- **TASK DETAILS**
Copy exactly the lines from the beginning of the data down to and including the line holding "force_mg_err = [0.3, 0.7, 0.65, 1.25, 1.3, 1.37, 1.3, 1.6]", without any pictures.

+++ GIVEN DATA

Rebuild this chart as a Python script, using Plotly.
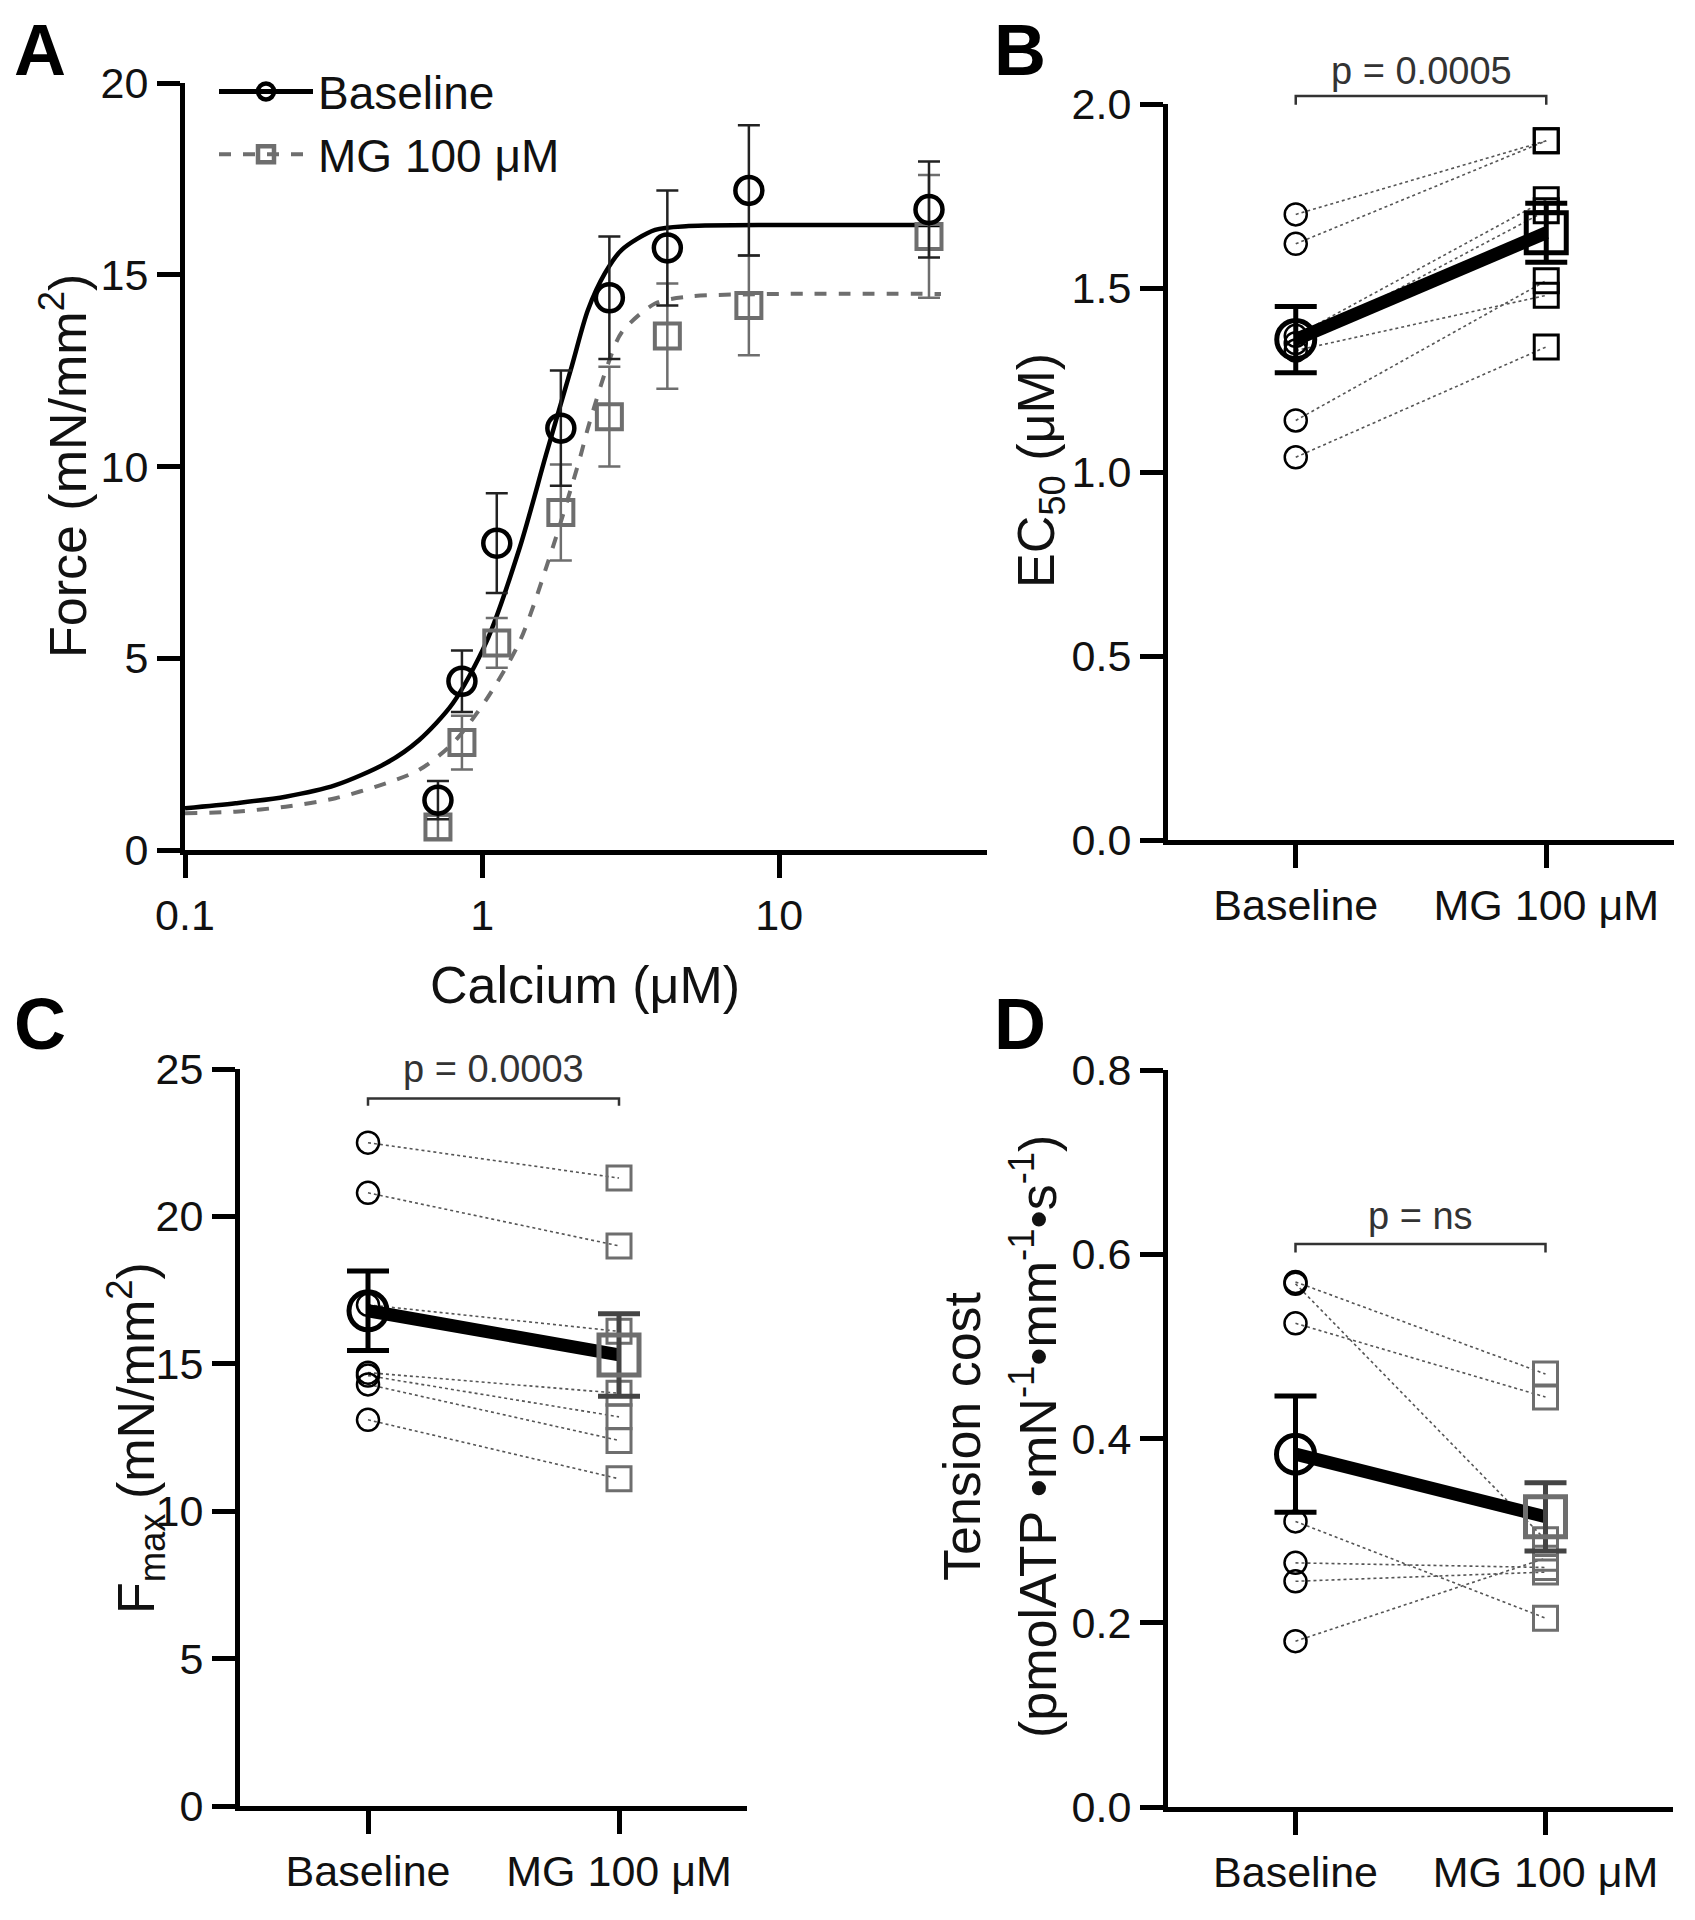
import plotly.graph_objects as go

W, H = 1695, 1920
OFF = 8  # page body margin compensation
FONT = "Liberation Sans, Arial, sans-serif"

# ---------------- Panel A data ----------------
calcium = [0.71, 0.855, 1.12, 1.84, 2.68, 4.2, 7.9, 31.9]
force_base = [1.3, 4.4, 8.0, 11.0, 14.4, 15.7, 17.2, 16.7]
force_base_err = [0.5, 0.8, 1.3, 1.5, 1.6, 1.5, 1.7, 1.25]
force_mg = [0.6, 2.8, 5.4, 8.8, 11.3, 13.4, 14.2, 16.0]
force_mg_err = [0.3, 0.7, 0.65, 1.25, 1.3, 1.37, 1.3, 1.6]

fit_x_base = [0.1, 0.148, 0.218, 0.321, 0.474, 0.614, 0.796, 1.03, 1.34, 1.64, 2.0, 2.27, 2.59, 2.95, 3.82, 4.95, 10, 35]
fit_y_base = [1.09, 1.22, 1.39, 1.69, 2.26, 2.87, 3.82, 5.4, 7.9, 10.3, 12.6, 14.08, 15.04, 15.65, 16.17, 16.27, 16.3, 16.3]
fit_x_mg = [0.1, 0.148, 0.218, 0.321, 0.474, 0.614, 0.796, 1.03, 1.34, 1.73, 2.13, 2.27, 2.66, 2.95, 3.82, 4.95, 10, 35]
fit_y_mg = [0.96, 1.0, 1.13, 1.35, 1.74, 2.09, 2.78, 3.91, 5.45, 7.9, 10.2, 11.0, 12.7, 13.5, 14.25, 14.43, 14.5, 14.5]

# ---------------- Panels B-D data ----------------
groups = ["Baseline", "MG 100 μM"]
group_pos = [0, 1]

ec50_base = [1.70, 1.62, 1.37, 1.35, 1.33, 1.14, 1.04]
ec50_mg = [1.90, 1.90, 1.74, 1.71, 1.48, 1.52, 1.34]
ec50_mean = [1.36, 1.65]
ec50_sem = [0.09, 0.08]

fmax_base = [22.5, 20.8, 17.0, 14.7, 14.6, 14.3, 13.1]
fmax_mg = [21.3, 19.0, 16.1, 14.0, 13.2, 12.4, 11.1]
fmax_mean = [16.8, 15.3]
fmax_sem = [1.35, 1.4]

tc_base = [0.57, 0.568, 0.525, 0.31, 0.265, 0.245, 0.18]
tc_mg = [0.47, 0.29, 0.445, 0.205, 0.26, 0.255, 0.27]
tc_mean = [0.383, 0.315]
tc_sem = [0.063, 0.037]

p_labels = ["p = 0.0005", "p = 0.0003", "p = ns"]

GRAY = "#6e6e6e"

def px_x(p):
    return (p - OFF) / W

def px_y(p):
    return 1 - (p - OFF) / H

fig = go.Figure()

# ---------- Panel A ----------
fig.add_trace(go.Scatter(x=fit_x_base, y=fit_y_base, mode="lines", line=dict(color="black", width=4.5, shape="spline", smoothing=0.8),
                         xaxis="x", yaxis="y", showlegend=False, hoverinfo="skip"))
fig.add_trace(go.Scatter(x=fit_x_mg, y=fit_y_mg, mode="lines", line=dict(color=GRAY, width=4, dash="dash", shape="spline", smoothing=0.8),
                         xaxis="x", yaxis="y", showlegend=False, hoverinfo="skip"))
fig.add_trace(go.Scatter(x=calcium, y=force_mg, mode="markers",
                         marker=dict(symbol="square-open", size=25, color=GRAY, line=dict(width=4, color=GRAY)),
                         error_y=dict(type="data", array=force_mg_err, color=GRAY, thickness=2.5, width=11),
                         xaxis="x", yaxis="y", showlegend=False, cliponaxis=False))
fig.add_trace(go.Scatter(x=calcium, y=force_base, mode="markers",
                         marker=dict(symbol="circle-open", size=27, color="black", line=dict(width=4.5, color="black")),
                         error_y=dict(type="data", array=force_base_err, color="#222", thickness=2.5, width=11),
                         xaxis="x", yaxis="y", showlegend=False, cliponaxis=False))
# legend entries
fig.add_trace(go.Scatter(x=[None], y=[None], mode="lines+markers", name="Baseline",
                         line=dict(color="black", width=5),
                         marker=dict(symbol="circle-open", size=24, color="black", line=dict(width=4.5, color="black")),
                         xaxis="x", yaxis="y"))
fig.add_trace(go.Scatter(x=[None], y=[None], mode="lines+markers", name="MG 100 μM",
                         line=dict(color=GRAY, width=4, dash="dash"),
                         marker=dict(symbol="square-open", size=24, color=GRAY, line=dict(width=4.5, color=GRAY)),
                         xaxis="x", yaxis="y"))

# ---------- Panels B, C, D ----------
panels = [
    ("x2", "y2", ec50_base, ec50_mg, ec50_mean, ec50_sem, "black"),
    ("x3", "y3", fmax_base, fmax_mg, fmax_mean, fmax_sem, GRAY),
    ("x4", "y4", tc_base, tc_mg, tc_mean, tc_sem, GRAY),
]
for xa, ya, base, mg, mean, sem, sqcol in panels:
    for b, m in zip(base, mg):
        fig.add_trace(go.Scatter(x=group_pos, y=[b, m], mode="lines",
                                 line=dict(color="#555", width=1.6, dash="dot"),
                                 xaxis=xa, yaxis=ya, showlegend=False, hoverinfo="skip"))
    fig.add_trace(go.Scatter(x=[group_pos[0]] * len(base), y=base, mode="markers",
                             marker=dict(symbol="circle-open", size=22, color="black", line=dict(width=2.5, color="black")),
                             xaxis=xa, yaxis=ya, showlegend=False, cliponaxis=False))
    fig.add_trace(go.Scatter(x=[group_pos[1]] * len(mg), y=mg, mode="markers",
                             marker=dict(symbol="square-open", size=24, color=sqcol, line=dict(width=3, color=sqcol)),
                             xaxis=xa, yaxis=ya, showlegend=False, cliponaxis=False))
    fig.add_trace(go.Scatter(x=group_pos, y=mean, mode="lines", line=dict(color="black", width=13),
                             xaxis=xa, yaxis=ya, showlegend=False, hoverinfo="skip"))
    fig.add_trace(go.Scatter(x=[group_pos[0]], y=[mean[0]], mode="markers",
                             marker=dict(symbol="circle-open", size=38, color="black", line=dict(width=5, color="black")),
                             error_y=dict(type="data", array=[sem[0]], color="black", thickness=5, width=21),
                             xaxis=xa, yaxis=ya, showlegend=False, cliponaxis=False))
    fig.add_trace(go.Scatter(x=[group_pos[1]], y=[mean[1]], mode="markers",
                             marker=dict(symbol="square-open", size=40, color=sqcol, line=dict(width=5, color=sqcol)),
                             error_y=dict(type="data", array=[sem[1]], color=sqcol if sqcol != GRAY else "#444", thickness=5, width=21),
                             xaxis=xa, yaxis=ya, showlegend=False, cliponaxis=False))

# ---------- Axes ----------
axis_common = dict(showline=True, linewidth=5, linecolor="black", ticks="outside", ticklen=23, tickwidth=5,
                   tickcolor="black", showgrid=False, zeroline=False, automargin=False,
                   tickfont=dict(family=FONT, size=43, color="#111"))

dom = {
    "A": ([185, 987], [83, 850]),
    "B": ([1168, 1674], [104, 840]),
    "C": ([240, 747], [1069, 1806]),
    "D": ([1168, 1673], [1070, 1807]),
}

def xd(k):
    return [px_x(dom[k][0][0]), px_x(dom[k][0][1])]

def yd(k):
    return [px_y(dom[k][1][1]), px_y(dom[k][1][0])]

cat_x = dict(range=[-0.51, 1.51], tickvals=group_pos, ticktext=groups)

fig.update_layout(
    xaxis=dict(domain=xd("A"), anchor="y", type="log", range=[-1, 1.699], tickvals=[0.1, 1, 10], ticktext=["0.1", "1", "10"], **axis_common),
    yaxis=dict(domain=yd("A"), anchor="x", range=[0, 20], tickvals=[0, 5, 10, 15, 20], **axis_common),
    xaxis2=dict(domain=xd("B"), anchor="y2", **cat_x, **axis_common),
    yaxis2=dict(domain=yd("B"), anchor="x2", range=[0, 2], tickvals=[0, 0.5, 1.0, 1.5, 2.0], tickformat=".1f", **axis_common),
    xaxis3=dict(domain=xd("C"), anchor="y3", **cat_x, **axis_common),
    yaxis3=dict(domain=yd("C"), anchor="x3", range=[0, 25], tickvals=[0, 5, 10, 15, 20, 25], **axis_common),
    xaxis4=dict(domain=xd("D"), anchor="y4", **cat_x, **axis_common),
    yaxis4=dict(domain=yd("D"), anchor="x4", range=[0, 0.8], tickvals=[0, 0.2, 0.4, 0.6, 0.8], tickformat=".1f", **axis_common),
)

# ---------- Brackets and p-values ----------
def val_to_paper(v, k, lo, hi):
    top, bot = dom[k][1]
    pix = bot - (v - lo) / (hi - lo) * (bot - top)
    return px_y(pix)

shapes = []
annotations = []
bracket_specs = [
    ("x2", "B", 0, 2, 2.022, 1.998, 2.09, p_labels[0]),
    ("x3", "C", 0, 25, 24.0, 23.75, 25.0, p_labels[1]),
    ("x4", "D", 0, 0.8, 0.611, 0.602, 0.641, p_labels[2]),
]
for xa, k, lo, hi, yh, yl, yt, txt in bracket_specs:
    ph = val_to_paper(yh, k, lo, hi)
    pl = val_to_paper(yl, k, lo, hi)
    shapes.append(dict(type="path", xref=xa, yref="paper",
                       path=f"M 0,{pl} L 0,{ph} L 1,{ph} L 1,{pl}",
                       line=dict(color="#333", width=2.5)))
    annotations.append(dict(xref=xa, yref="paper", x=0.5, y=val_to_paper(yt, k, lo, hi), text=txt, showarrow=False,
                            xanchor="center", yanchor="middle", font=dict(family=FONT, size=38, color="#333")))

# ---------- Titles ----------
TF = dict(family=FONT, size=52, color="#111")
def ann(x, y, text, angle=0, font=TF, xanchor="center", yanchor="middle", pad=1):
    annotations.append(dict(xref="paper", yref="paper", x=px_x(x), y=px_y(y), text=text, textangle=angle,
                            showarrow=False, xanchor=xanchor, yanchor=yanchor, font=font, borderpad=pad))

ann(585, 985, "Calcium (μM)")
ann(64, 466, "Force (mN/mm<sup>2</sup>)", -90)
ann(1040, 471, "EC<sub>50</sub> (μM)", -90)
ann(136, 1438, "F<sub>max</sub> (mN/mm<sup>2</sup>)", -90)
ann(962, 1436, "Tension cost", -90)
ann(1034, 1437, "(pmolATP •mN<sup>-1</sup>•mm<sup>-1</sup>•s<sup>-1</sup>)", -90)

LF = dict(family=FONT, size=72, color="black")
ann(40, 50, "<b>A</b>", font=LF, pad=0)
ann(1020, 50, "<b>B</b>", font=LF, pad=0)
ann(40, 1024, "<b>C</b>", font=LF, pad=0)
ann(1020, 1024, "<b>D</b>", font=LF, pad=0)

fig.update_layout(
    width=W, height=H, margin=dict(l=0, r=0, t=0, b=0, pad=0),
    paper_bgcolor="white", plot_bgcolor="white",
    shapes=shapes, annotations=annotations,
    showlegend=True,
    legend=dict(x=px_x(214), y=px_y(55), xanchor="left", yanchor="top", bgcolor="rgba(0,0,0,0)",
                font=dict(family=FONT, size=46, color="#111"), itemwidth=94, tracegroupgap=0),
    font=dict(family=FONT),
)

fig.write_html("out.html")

++++++

- **THE SOLUTION**
Rebuild this chart as a Python script, using Plotly.
import plotly.graph_objects as go

W, H = 1695, 1920
OFF = 8  # page body margin compensation
FONT = "Liberation Sans, Arial, sans-serif"

# ---------------- Panel A data ----------------
calcium = [0.71, 0.855, 1.12, 1.84, 2.68, 4.2, 7.9, 31.9]
force_base = [1.3, 4.4, 8.0, 11.0, 14.4, 15.7, 17.2, 16.7]
force_base_err = [0.5, 0.8, 1.3, 1.5, 1.6, 1.5, 1.7, 1.25]
force_mg = [0.6, 2.8, 5.4, 8.8, 11.3, 13.4, 14.2, 16.0]
force_mg_err = [0.3, 0.7, 0.65, 1.25, 1.3, 1.37, 1.3, 1.6]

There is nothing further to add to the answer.